Yup, when it comes to music, hatred rules. In interviews, people always ask you what music you admire, which music has inspired you, which records had a formative impact upon you as a musician. What rubbish: what we really should ask people is what music they hate. Try it next time you’re having a conversation. Ask someone about the kinds of music they hate. It’s far more interesting than the usual vacuous responses that people trot out about the music they love.

I hate a great many things in the world of music. At the top of my own hate list this month isn’t Coldplay, or the fact that Bono deserves to be shot (actually shot: I don’t mean this as an artistic exaggeration. I’d actually pull the trigger) but the fact that one of the most exciting bands at the moment has gone and pun paie in cap. In fact, they’ve not merely pun paie in cap, its more like they’ve stuck their heads in a haystack and set fire to whole thing. LCD Soundsystem are undoubtedly one of the most exciting and influential acts right now. They sound all of the great Punk-Funk acts of the late 70s – Liquid Liquid, ESG, Konk – messing around with a huge pile of vintage synthesizers. And they’ve gone and done the unthinkable for an act with supposed ‘alternative’ credentials: they’ve made a record for Nike.

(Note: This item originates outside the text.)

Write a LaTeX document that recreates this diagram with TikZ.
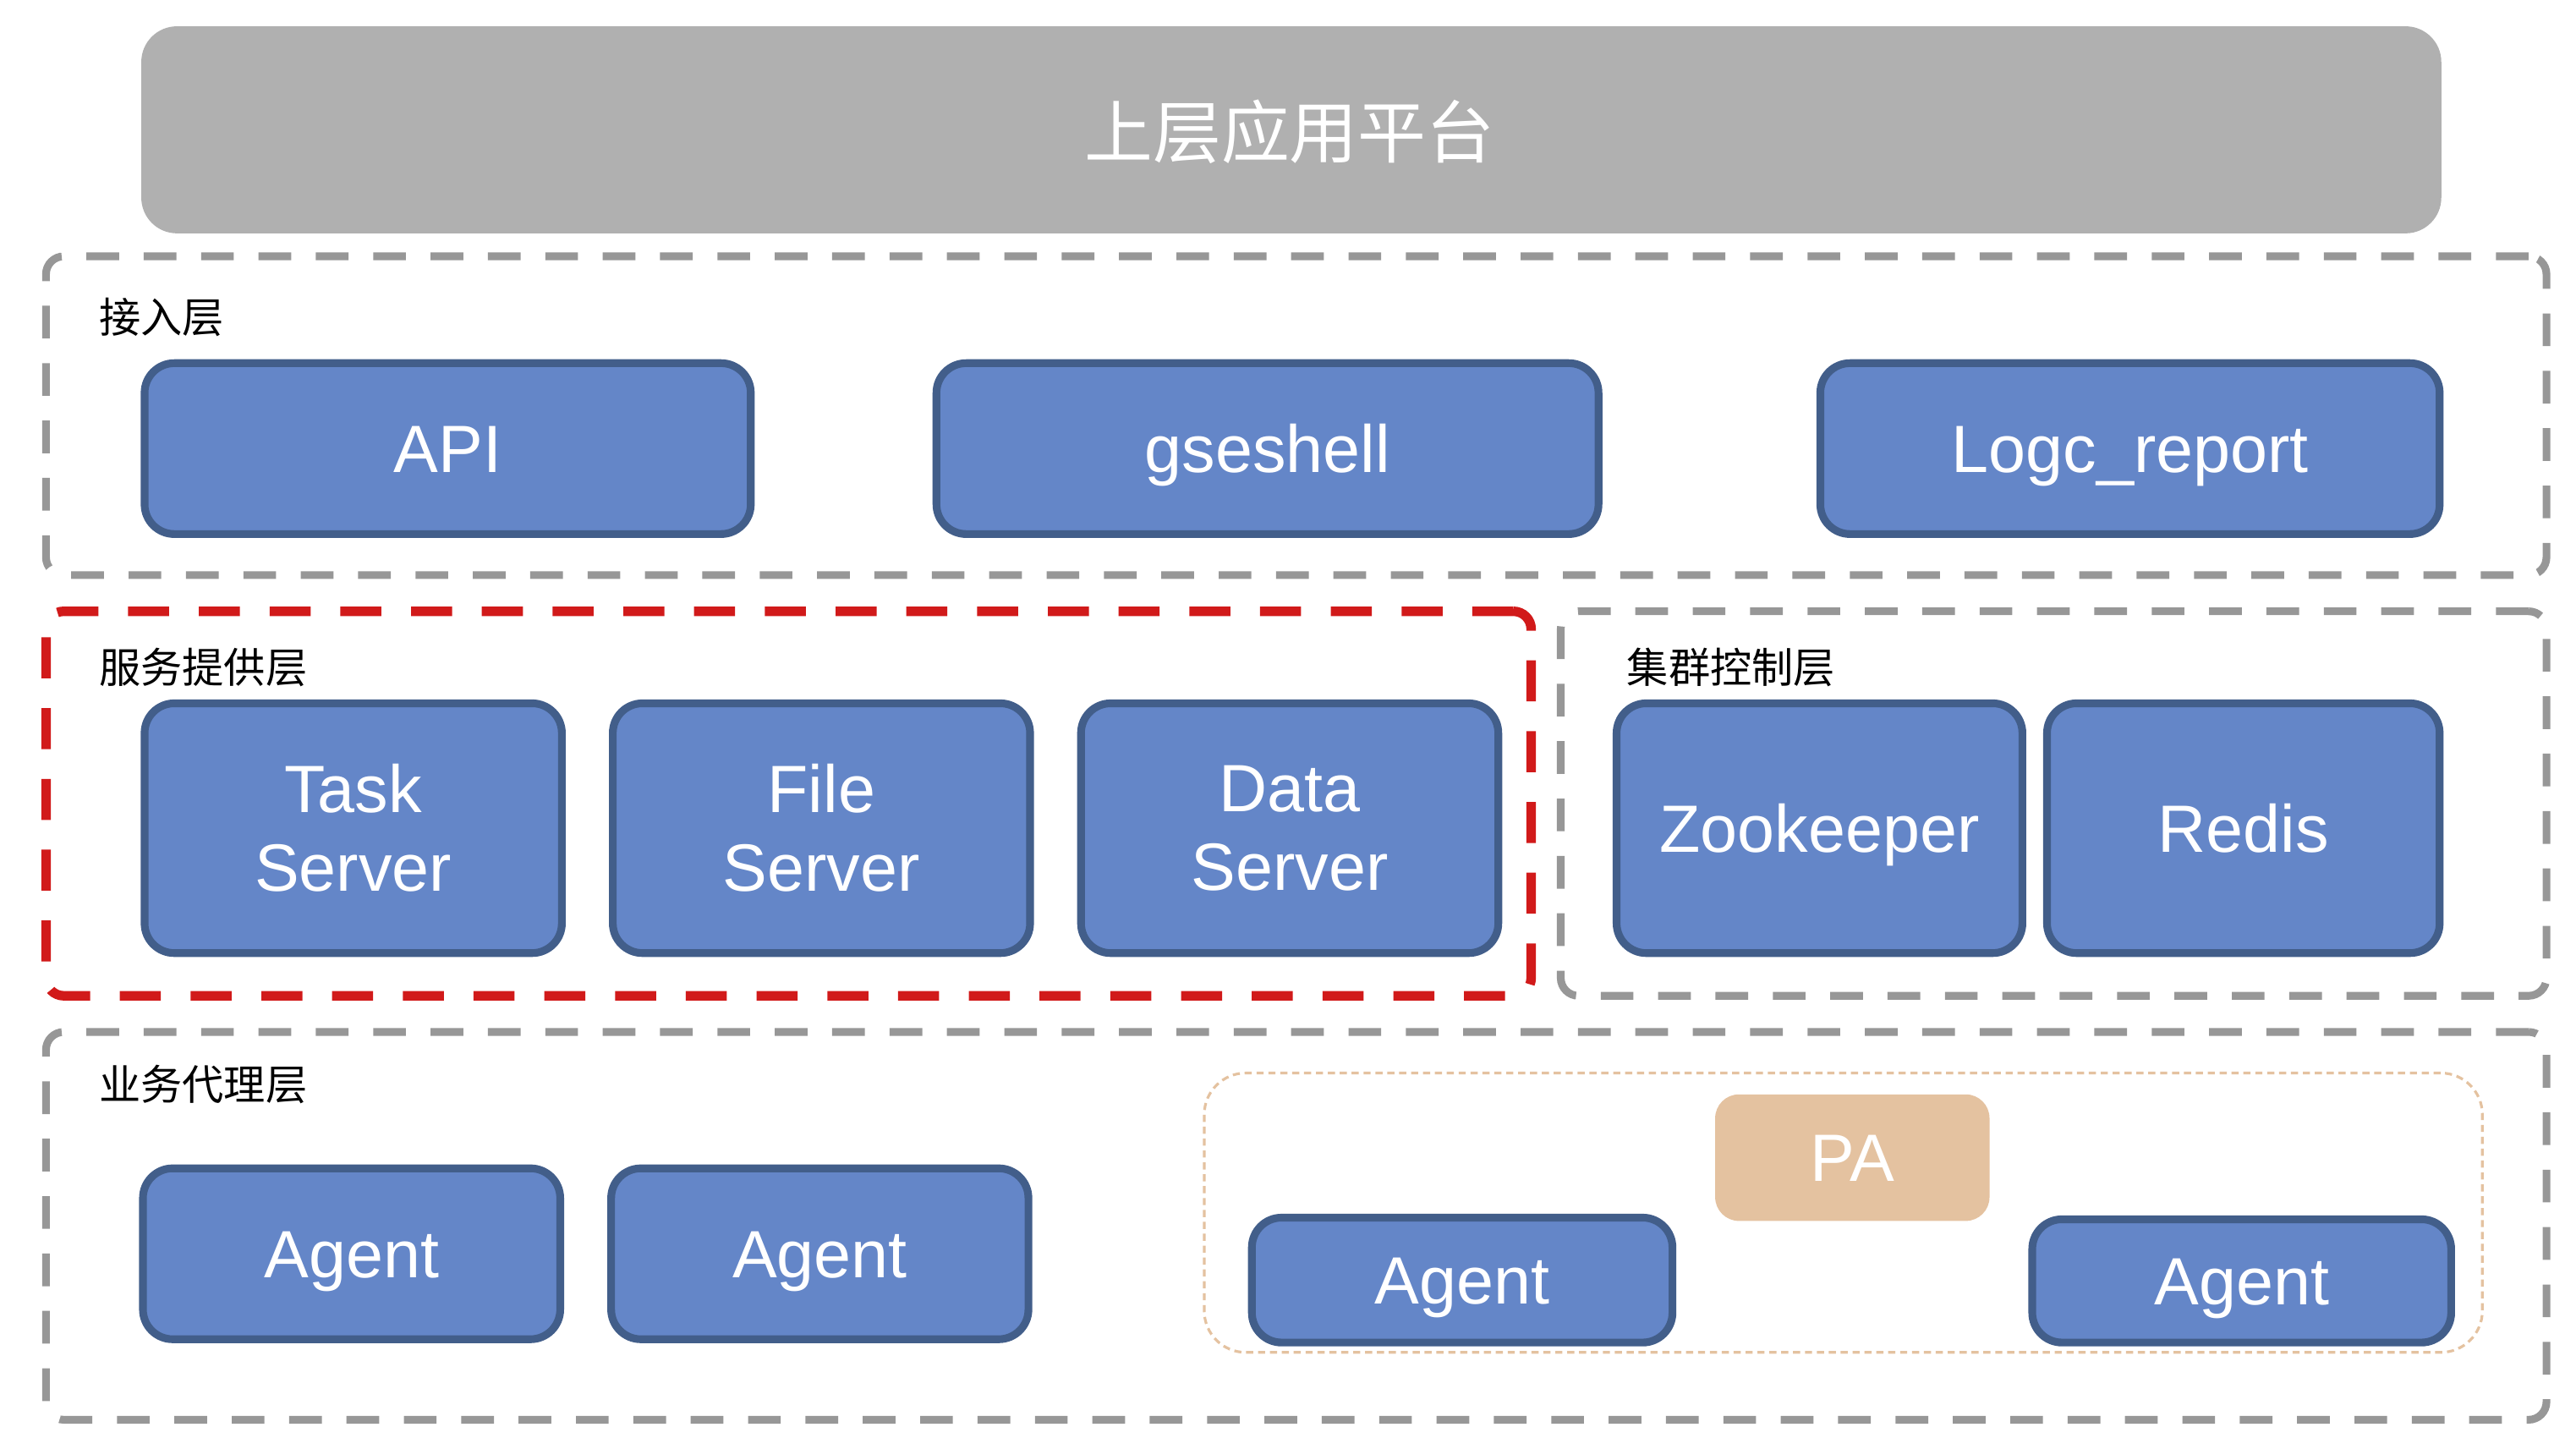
\documentclass[tikz,border=0pt]{standalone}
\usepackage{fontspec}
\setmainfont{Liberation Sans}
\newfontfamily\cjk{Noto Sans CJK SC}
\usetikzlibrary{fit}
\definecolor{boxfill}{HTML}{6486C8}
\definecolor{boxline}{HTML}{425E8A}
\definecolor{topgray}{HTML}{B0B0B0}
\definecolor{framegray}{HTML}{979797}
\definecolor{framered}{HTML}{D11A1A}
\definecolor{pafill}{HTML}{E4C2A0}
\begin{document}
\begin{tikzpicture}[x=0.019426cm, y=-0.019426cm,
  bluebox/.style={draw=boxline, fill=boxfill, line width=2.6pt, rounded corners=10pt, inner sep=0pt},
  boxtext/.style={text=white, inner sep=0pt, align=center, font=\fontsize{22.5}{26.5}\selectfont},
  onetext/.style={boxtext, text height=16pt, text depth=0pt},
  grayframe/.style={draw=framegray, line width=2.6pt, dash pattern=on 11pt off 8.3pt, rounded corners=6pt, inner sep=0pt},
  redframe/.style={draw=framered, line width=3.2pt, dash pattern=on 13.8pt off 10pt, rounded corners=6pt, inner sep=0pt},
  paframe/.style={draw=pafill, line width=0.9pt, dash pattern=on 2.4pt off 1.6pt, rounded corners=14pt, inner sep=0pt},
  pabox/.style={fill=pafill, rounded corners=8pt, inner sep=0pt},
  topbox/.style={fill=topgray, rounded corners=12pt, inner sep=0pt},
  toptext/.style={text=white, inner sep=0pt, font=\cjk\fontsize{23}{26}\selectfont},
  lbl/.style={anchor=west, inner sep=0pt, font=\cjk\fontsize{14}{16}\selectfont, text=black}
]
\useasboundingbox (0,0) rectangle (1568,881.3);

% top platform
\node[topbox, fit={(86,16) (1486,142)}] (top) {};
\node[toptext] (toptxt) at (785,80) {上层应用平台};

% access layer
\node[grayframe, fit={(28,156) (1550,350)}] (accessframe) {};
\node[lbl] (accesslbl) at (60,193) {接入层};
\node[bluebox, fit={(88,221) (457,325)}] (api) {};
\node[onetext] (apit) at (api.center) {API};
\node[bluebox, fit={(570,221) (973,325)}] (gseshell) {};
\node[onetext] (gseshellt) at (gseshell.center) {gseshell};
\node[bluebox, fit={(1108,221) (1485,325)}] (logc) {};
\node[onetext] (logct) at (logc.center) {Logc\_report};

% service layer
\node[redframe, fit={(28,372) (932,606)}] (serviceframe) {};
\node[lbl] (servicelbl) at (60,406) {服务提供层};
\node[bluebox, fit={(88,428) (342,580)}] (task) {};
\node[boxtext] (taskt) at (task.center) {Task\\Server};
\node[bluebox, fit={(373,428) (627,580)}] (file) {};
\node[boxtext] (filet) at (file.center) {File\\Server};
\node[bluebox, fit={(658,428) (912,580)}] (data) {};
\node[boxtext] (datat) at (data.center) {Data\\Server};

% cluster control layer
\node[grayframe, fit={(950,372) (1550,606)}] (clusterframe) {};
\node[lbl] (clusterlbl) at (990,406) {集群控制层};
\node[bluebox, fit={(984,428) (1231,580)}] (zk) {};
\node[onetext] (zkt) at (zk.center) {Zookeeper};
\node[bluebox, fit={(1246,428) (1485,580)}] (redis) {};
\node[onetext] (redist) at (redis.center) {Redis};

% agent layer
\node[grayframe, fit={(28,628) (1550,864)}] (agentframe) {};
\node[lbl] (agentlbl) at (60,660) {业务代理层};
\node[bluebox, fit={(87,711) (341,815)}] (agent1) {};
\node[onetext] (agent1t) at (agent1.center) {Agent};
\node[bluebox, fit={(372,711) (626,815)}] (agent2) {};
\node[onetext] (agent2t) at (agent2.center) {Agent};
\node[paframe, fit={(733,653) (1511,823)}] (paframe) {};
\node[pabox, fit={(1044,666) (1211,743)}] (pa) {};
\node[onetext] (pat) at (pa.center) {PA};
\node[bluebox, fit={(762,741) (1018,817)}] (agent3) {};
\node[onetext] (agent3t) at (agent3.center) {Agent};
\node[bluebox, fit={(1237,742) (1492,817)}] (agent4) {};
\node[onetext] (agent4t) at (agent4.center) {Agent};
\end{tikzpicture}
\end{document}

Not just any record: this is a 45 minute “workout mix”. That’s right: its music for you to do your ‘workout’ routine too. It’s actually excellent. But that’s not the point. The point is that everybody with any sense at least pretends they hate Nike. Of course, nobody really hates Nike, unless you happen live in a tree and have dreadlocks and ask people to call you “Rainbow”. But we do hate the fact that they pay 6 month old babies in Bangladesh about three dollars a year to make their shoes. We have no choice in the matter: we have to buy their trainers to boost our flailing sense of self esteem and to make other people think we’re cool – it’s not as though we have a choice. LCD Soundsystem, however, do. They could have done exactly what many, many groups did when approached by Nike to use their music, and symbolically told them to fuck off. But they didn’t. They sold out.

Number two in my hate list – in fact, numbers two to five – are the CDs that I’ve been sent this month to review. I’ll treat you to a quick rundown:

Seal: Unless you’ve been recently lobotomized, don’t think of buying Seal’s latest CD. Not even lush the Vox Artis Philharmonic Orchestra can save this live LP from being truly, truly terrible.

Fergie: Zero-charisma Fergie brings out her zero-charisma debut LP. She also makes the criminal mistake of singing a song about London Bridge “going up and down”, when in fact London Bridge doesn’t move at all. She means Tower Bridge. Americans know nothing about London. Fact.

Tatu: Tatu were funny for about thirty seconds, and mildly arousing for about half that time. They’re “Greatest Hits” compilation is a joke, unredeemed even by the fact that they cover one of the greatest songs in the history of music, “How Soon Is Now”, by The Smiths. Sorry.

Voltage: This month’s single Romanian CD, the album Revelator, is a national embarrassment. I suggest that they put quotation on all further records that they choose to release onto the undeserving public as a kind of health warning. Preferably in big letters. In capitals: NATIONAL EMBARRASSMENT.

James Morrison: If you like James Blunt then you’ll love James Morrison, the latest rival to the throne of truly execrable music designed to be played in supermarkets.

Praise the Lord, then for the Scissor Sisters. Unless Elton John, Freddie Mercury and Jimmy Summerville are planning on forming a super-group, the Scissor Sisters can safely be said to be the gayest band in show-business. Half of their second proper album, entitled Ta-Dah, is just a little bit too silly and over the top, but they more than make up for it with the other half of the LP, which is basically all potential singles material. The only gem in this month’s musical dung-heap.